### Task to carry out
Drop the pictures, then extract the listing word for word.
=== Dataset section ===
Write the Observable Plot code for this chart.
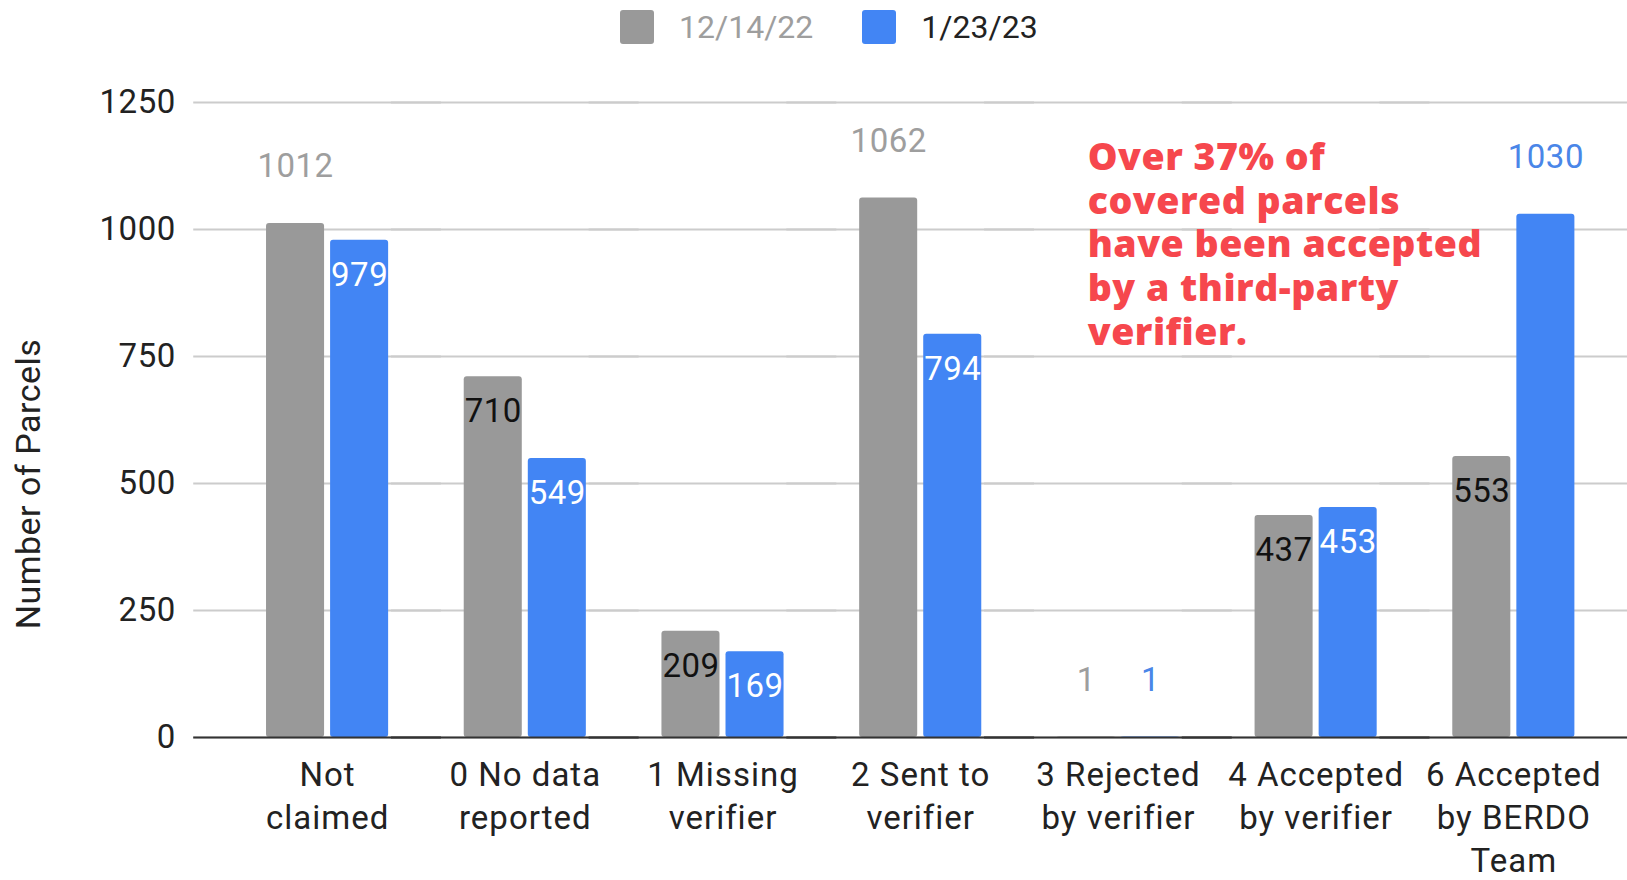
<!DOCTYPE html>
<html>
<head>
<meta charset="utf-8">
<script src="https://cdn.jsdelivr.net/npm/d3@7"></script>
<script src="https://cdn.jsdelivr.net/npm/@observablehq/plot@0.6"></script>
<style>
  body { margin: 0; background: #fff; font-family: Roboto, sans-serif; }
  #legend { position: relative; height: 55px; }
  #legend .items { position: absolute; left: 620px; top: 10px; display: flex; align-items: center; }
  #legend .sw { width: 34px; height: 34px; border-radius: 3px; margin-right: 25px; }
  #legend .lb { font-size: 32px; line-height: 34px; margin-right: 49px; }
  #chart svg text { letter-spacing: 0.5px; }
  #chart svg g[aria-label="fx-axis tick label"] text { letter-spacing: 1px; }
</style>
</head>
<body>
<div id="legend"></div>
<div id="chart"></div>
<script>
const categories = [
  "Not\nclaimed",
  "0 No data\nreported",
  "1 Missing\nverifier",
  "2 Sent to\nverifier",
  "3 Rejected\nby verifier",
  "4 Accepted\nby verifier",
  "6 Accepted\nby BERDO\nTeam"
];
const seriesNames = ["12/14/22", "1/23/23"];
const values1214 = [1012, 710, 209, 1062, 1, 437, 553];
const values0123 = [979, 549, 169, 794, 1, 453, 1030];
const yTicks = [0, 250, 500, 750, 1000, 1250];
const yTitle = "Number of Parcels";
const note = "Over 37% of\ncovered parcels\nhave been accepted\nby a third-party\nverifier.";

const barColors = ["#999999", "#4285f4"];
const legendTextColors = ["#9e9e9e", "#222222"];
const insideLabelColors = ["#111111", "#ffffff"];
const outsideLabelColors = ["#9e9e9e", "#4a86e8"];

const rows = categories.flatMap((c, i) => [
  {cat: c, series: seriesNames[0], value: values1214[i]},
  {cat: c, series: seriesNames[1], value: values0123[i]}
]);
const isOutside = d => d.value > 1000 || d.value < 50;

// legend
const legend = d3.select("#legend").append("div").attr("class", "items");
seriesNames.forEach((s, i) => {
  legend.append("div").attr("class", "sw").style("background", barColors[i]);
  legend.append("div").attr("class", "lb").style("color", legendTextColors[i]).text(s);
});

const labelMarks = [];
seriesNames.forEach((s, i) => {
  labelMarks.push(Plot.text(rows.filter(d => d.series === s && !isOutside(d)), {
    fx: "cat", x: "series", y: "value", text: d => String(d.value),
    dy: 35, fill: insideLabelColors[i], fontSize: 33
  }));
  labelMarks.push(Plot.text(rows.filter(d => d.series === s && isOutside(d)), {
    fx: "cat", x: "series", y: "value", text: d => String(d.value),
    dy: -57, fill: outsideLabelColors[i], fontSize: 33
  }));
});

const chart = Plot.plot({
  width: 1627,
  height: 825,
  marginLeft: 194,
  marginRight: 0,
  marginTop: 47,
  marginBottom: 143,
  style: {fontFamily: "Roboto", fontSize: "33px", color: "#222", background: "white", overflow: "visible"},
  fx: {domain: categories, paddingInner: 0, paddingOuter: 0.124, align: 0.698, round: false, label: null},
  x: {domain: seriesNames, paddingInner: 0.094, paddingOuter: 0.59, round: false, axis: null},
  y: {domain: [0, 1250], label: null},
  color: {domain: seriesNames, range: barColors},
  marks: [
    Plot.ruleY(yTicks, {stroke: "#cccccc", strokeWidth: 2, insetLeft: -35, insetRight: -15}),
    Plot.barY(rows, {fx: "cat", x: "series", y: "value", fill: "series", rx: 3}),
    Plot.ruleY([0], {stroke: "#333333", strokeWidth: 2, insetLeft: -35, insetRight: -15}),
    ...labelMarks,
    Plot.axisY(yTicks, {tickSize: 0, tickPadding: 53, label: null, fontSize: 33, fill: "#222", tickFormat: d => String(d)}),
    Plot.axisFx({anchor: "bottom", tickSize: 0, tickPadding: 18, lineHeight: 1.3, label: null, fontSize: 33, fill: "#222"}),
    Plot.text([yTitle], {facet: "super", frameAnchor: "left", textAnchor: "middle", rotate: -90, dx: -200, dy: 64, fontSize: 34, fill: "#222"}),
    Plot.text([note], {
      facet: "super", frameAnchor: "top-left", textAnchor: "start", lineAnchor: "top",
      dx: 859, dy: 36, lineHeight: 1.17, fontSize: 37.5, fontWeight: 800,
      fontFamily: "'Open Sans', sans-serif", fill: "#f6474d"
    })
  ]
});
document.getElementById("chart").appendChild(chart);
</script>
</body>
</html>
===
### Written reply
Write the Observable Plot code for this chart.
<!DOCTYPE html>
<html>
<head>
<meta charset="utf-8">
<script src="https://cdn.jsdelivr.net/npm/d3@7"></script>
<script src="https://cdn.jsdelivr.net/npm/@observablehq/plot@0.6"></script>
<style>
  body { margin: 0; background: #fff; font-family: Roboto, sans-serif; }
  #legend { position: relative; height: 55px; }
  #legend .items { position: absolute; left: 620px; top: 10px; display: flex; align-items: center; }
  #legend .sw { width: 34px; height: 34px; border-radius: 3px; margin-right: 25px; }
  #legend .lb { font-size: 32px; line-height: 34px; margin-right: 49px; }
  #chart svg text { letter-spacing: 0.5px; }
  #chart svg g[aria-label="fx-axis tick label"] text { letter-spacing: 1px; }
</style>
</head>
<body>
<div id="legend"></div>
<div id="chart"></div>
<script>
const categories = [
  "Not\nclaimed",
  "0 No data\nreported",
  "1 Missing\nverifier",
  "2 Sent to\nverifier",
  "3 Rejected\nby verifier",
  "4 Accepted\nby verifier",
  "6 Accepted\nby BERDO\nTeam"
];
const seriesNames = ["12/14/22", "1/23/23"];
const values1214 = [1012, 710, 209, 1062, 1, 437, 553];
const values0123 = [979, 549, 169, 794, 1, 453, 1030];
const yTicks = [0, 250, 500, 750, 1000, 1250];
const yTitle = "Number of Parcels";
const note = "Over 37% of\ncovered parcels\nhave been accepted\nby a third-party\nverifier.";

const barColors = ["#999999", "#4285f4"];
const legendTextColors = ["#9e9e9e", "#222222"];
const insideLabelColors = ["#111111", "#ffffff"];
const outsideLabelColors = ["#9e9e9e", "#4a86e8"];

const rows = categories.flatMap((c, i) => [
  {cat: c, series: seriesNames[0], value: values1214[i]},
  {cat: c, series: seriesNames[1], value: values0123[i]}
]);
const isOutside = d => d.value > 1000 || d.value < 50;

// legend
const legend = d3.select("#legend").append("div").attr("class", "items");
seriesNames.forEach((s, i) => {
  legend.append("div").attr("class", "sw").style("background", barColors[i]);
  legend.append("div").attr("class", "lb").style("color", legendTextColors[i]).text(s);
});

const labelMarks = [];
seriesNames.forEach((s, i) => {
  labelMarks.push(Plot.text(rows.filter(d => d.series === s && !isOutside(d)), {
    fx: "cat", x: "series", y: "value", text: d => String(d.value),
    dy: 35, fill: insideLabelColors[i], fontSize: 33
  }));
  labelMarks.push(Plot.text(rows.filter(d => d.series === s && isOutside(d)), {
    fx: "cat", x: "series", y: "value", text: d => String(d.value),
    dy: -57, fill: outsideLabelColors[i], fontSize: 33
  }));
});

const chart = Plot.plot({
  width: 1627,
  height: 825,
  marginLeft: 194,
  marginRight: 0,
  marginTop: 47,
  marginBottom: 143,
  style: {fontFamily: "Roboto", fontSize: "33px", color: "#222", background: "white", overflow: "visible"},
  fx: {domain: categories, paddingInner: 0, paddingOuter: 0.124, align: 0.698, round: false, label: null},
  x: {domain: seriesNames, paddingInner: 0.094, paddingOuter: 0.59, round: false, axis: null},
  y: {domain: [0, 1250], label: null},
  color: {domain: seriesNames, range: barColors},
  marks: [
    Plot.ruleY(yTicks, {stroke: "#cccccc", strokeWidth: 2, insetLeft: -35, insetRight: -15}),
    Plot.barY(rows, {fx: "cat", x: "series", y: "value", fill: "series", rx: 3}),
    Plot.ruleY([0], {stroke: "#333333", strokeWidth: 2, insetLeft: -35, insetRight: -15}),
    ...labelMarks,
    Plot.axisY(yTicks, {tickSize: 0, tickPadding: 53, label: null, fontSize: 33, fill: "#222", tickFormat: d => String(d)}),
    Plot.axisFx({anchor: "bottom", tickSize: 0, tickPadding: 18, lineHeight: 1.3, label: null, fontSize: 33, fill: "#222"}),
    Plot.text([yTitle], {facet: "super", frameAnchor: "left", textAnchor: "middle", rotate: -90, dx: -200, dy: 64, fontSize: 34, fill: "#222"}),
    Plot.text([note], {
      facet: "super", frameAnchor: "top-left", textAnchor: "start", lineAnchor: "top",
      dx: 859, dy: 36, lineHeight: 1.17, fontSize: 37.5, fontWeight: 800,
      fontFamily: "'Open Sans', sans-serif", fill: "#f6474d"
    })
  ]
});
document.getElementById("chart").appendChild(chart);
</script>
</body>
</html>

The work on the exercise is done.